Yes. Of course. Part of the structured life in a boarding school is downtime. Everybody needs it. Time to sit and watch a movie. Time to throw a ball around. Or just read for fun. The only difference is that she will be under the watchful eye of adults.
Some students are naturally more outgoing than others. For those would are shy and introverted, making new friends can be quite tricky. New friendships must be made quickly as it helps to overcome homesickness and makes the students more comfortable in their new surroundings. There will be opportunities to make friends during school time, in dorms as well as during the extracurricular activities that are arranged. Source: Harrow International School Hong Kong.
Will she be able to keep up with the academics?
The academic programs at most college preparatory schools are pretty intense. But that's why your daughter got admitted. The admissions staff are confident that she can do the work, or they wouldn't have offered her a place. Moreover, the school knows that it has just three years - actually really only two years - to get her ready for tertiary-level academic work.
The academic work is rigorous. But what really stretches your child is so much academic work. She won't read just one Shakespeare play like she probably would in a public high school. Instead, she will probably read three Shakespeare plays over a year. That's a lot of material to get through, absorb, and digest.
This video offers an overview of Benedictine Academy, Cleveland, Ohio.
Academics in a private school don't just skim the surface. Nor do they teach to a test. Instead, the overarching theme will be teaching your daughter to think critically by exposing her to a wide range of ideas and points of view.
Stretching your child, stimulating her, and expecting greatness are the hallmarks of any decent boarding school's academic program.

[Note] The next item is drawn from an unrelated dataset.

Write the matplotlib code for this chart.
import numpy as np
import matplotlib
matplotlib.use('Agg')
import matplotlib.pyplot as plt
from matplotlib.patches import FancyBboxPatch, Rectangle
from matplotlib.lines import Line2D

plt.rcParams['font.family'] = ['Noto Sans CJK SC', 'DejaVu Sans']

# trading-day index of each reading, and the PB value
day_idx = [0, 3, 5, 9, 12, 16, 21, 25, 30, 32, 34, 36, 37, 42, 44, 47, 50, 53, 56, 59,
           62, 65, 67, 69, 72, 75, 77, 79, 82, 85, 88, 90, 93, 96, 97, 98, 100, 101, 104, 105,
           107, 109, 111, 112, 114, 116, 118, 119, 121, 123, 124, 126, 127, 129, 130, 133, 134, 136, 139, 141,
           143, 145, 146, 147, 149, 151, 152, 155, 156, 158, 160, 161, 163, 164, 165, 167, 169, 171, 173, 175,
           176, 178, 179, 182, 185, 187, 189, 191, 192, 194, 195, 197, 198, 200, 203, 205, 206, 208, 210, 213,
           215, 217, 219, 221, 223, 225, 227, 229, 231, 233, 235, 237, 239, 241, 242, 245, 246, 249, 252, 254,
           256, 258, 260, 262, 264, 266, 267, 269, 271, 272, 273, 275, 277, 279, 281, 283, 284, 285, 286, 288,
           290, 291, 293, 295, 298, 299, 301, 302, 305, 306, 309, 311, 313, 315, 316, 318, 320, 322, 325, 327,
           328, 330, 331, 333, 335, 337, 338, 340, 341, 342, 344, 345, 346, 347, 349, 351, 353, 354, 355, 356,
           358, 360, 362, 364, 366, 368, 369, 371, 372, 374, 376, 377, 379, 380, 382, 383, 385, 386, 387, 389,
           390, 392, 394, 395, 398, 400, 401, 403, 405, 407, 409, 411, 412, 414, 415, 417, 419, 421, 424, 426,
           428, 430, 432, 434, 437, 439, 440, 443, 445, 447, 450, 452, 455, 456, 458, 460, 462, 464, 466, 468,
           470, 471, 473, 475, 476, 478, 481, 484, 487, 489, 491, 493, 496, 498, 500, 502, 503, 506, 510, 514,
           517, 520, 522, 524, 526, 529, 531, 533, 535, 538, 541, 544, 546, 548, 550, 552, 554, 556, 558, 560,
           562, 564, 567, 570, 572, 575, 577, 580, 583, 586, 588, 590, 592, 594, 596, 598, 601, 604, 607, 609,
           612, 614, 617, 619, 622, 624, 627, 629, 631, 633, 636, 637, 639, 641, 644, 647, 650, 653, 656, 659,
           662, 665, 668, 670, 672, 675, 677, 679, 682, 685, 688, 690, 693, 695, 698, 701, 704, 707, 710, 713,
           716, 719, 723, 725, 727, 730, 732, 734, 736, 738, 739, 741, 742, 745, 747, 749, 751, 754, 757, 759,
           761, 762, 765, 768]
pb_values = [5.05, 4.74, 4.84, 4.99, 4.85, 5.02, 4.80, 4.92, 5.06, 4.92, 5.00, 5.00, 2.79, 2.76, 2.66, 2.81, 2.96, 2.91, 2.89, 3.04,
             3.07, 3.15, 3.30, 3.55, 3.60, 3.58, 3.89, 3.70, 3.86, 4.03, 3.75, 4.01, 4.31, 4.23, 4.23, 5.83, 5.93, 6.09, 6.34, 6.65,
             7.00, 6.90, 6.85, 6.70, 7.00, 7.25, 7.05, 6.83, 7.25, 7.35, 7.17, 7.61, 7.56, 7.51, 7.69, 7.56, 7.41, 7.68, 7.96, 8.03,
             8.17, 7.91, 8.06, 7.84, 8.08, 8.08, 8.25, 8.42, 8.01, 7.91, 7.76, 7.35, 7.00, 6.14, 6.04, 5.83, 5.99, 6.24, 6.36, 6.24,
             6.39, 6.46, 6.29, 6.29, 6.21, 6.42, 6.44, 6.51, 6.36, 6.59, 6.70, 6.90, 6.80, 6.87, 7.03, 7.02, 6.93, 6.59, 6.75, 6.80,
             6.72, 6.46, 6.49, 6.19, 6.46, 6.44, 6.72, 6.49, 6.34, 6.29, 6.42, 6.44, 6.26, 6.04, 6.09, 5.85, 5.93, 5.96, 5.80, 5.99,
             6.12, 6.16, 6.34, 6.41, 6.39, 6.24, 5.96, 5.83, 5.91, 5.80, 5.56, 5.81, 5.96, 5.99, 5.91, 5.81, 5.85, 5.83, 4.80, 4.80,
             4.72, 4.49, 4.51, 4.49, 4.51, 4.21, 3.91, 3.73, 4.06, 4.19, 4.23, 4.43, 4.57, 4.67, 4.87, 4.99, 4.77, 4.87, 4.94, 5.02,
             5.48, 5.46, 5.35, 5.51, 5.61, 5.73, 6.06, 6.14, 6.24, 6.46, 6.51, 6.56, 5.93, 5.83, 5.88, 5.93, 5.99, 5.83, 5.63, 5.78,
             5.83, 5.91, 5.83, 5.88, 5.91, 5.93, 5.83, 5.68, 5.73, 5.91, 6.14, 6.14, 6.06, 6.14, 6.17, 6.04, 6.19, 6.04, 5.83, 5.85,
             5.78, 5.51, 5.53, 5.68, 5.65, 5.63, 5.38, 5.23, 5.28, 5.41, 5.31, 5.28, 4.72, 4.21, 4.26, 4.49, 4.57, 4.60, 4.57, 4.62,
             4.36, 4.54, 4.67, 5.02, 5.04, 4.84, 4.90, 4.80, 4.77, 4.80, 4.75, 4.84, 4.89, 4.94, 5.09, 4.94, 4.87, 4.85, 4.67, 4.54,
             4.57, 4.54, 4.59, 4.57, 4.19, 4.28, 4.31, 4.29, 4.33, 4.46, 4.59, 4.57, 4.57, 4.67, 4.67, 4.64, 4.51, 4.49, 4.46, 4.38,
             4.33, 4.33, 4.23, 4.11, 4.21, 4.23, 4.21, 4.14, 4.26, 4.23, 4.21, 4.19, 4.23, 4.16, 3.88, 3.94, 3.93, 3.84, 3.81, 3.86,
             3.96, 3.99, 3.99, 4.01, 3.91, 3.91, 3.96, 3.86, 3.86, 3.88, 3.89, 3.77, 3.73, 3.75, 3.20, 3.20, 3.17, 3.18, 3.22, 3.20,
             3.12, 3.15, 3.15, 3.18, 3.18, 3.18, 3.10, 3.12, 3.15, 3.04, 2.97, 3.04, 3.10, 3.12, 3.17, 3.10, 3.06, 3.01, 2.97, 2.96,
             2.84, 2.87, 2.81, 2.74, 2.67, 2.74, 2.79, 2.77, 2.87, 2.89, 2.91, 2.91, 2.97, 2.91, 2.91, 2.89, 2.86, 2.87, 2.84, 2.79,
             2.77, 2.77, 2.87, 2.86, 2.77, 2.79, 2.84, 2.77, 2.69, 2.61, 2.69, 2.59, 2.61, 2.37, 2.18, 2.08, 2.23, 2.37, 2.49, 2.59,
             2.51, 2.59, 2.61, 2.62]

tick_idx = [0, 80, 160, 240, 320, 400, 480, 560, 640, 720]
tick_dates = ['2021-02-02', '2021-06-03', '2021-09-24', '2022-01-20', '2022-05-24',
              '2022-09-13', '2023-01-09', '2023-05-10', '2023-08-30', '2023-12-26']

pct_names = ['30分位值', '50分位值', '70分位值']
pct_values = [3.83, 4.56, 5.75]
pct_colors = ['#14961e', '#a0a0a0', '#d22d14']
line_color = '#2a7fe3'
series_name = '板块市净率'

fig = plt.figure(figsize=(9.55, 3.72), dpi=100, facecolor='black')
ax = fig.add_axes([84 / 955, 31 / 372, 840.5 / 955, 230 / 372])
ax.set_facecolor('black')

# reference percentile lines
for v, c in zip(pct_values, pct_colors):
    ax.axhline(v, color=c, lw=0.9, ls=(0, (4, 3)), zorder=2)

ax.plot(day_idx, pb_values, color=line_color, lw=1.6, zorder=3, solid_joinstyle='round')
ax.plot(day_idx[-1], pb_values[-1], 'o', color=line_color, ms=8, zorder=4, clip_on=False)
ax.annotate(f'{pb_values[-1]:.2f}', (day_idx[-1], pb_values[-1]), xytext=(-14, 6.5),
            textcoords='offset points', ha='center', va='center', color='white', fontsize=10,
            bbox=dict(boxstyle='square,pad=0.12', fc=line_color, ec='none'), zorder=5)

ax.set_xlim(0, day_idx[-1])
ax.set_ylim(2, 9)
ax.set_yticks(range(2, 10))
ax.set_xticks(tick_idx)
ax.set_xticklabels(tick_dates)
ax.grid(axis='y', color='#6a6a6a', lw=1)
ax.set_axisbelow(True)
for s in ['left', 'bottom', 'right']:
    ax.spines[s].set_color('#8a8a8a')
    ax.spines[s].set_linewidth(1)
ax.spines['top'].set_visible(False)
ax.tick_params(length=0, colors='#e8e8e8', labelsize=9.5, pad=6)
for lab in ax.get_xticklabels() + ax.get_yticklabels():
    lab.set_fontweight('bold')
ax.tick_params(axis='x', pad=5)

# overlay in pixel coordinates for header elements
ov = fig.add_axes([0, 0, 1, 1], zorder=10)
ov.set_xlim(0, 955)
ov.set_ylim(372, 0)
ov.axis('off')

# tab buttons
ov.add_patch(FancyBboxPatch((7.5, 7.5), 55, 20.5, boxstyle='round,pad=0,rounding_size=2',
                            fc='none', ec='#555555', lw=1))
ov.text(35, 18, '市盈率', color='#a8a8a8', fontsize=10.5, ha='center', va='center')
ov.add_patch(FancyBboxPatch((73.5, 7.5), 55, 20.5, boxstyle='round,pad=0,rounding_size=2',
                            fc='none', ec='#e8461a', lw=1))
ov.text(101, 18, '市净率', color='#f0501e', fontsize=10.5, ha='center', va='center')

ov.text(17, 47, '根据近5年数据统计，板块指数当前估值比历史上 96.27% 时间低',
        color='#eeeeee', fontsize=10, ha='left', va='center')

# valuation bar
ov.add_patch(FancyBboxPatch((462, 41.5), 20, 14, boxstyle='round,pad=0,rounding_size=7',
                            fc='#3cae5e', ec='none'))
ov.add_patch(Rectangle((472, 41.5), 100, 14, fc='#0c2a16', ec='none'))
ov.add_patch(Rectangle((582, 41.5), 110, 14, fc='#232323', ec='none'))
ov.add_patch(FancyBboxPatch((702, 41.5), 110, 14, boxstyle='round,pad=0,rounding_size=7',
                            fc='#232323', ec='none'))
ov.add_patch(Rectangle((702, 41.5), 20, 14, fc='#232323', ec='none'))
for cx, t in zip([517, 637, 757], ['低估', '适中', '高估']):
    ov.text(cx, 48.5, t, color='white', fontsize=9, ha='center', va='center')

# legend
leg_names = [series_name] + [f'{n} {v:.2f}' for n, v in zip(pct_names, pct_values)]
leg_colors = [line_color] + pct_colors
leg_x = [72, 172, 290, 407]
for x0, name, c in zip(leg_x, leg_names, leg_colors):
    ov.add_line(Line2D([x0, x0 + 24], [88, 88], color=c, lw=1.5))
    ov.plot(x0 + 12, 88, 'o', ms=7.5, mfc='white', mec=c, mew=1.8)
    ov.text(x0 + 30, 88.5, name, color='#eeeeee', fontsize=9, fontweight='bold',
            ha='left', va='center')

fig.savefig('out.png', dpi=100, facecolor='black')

Will she have enough money?
That depends. Indeed, she is going to be around some relatively well-off classmates. A private school will open her eyes to all kinds of things about how people live. It will also remind her from time to time that money is not the same as love. Put another way, boarding school students have parents who are too busy to spend quality time with them. So make sure she has an allowance but also let her know your limits. An ATM card that you can monitor will work fine.
Will she get into the right college?
Boarding schools have a pretty good idea of where their graduates can matriculate. Their college counselors will encourage your child to apply to colleges that are a good fit for her requirements. One of the colleges which they suggest will probably be a reach for your daughter. But the other two or three will be doable. So she'll stand an excellent chance of getting in.
The College Counseling program at Sidwell Friends offers students access to a wide array of resources to help them identify colleges that best fit their unique talents and interests so they may “let their lives speak.” With our college counselors as their guides, students take ownership of the college admissions process and embrace it as a journey of self-discovery. Source: Sidwell Friends
We parents will always worry about our children. That's part of our job. But when it comes to sending your child off to a private school, ease up. Relax. These schools know what they are doing. And they do it exceptionally well.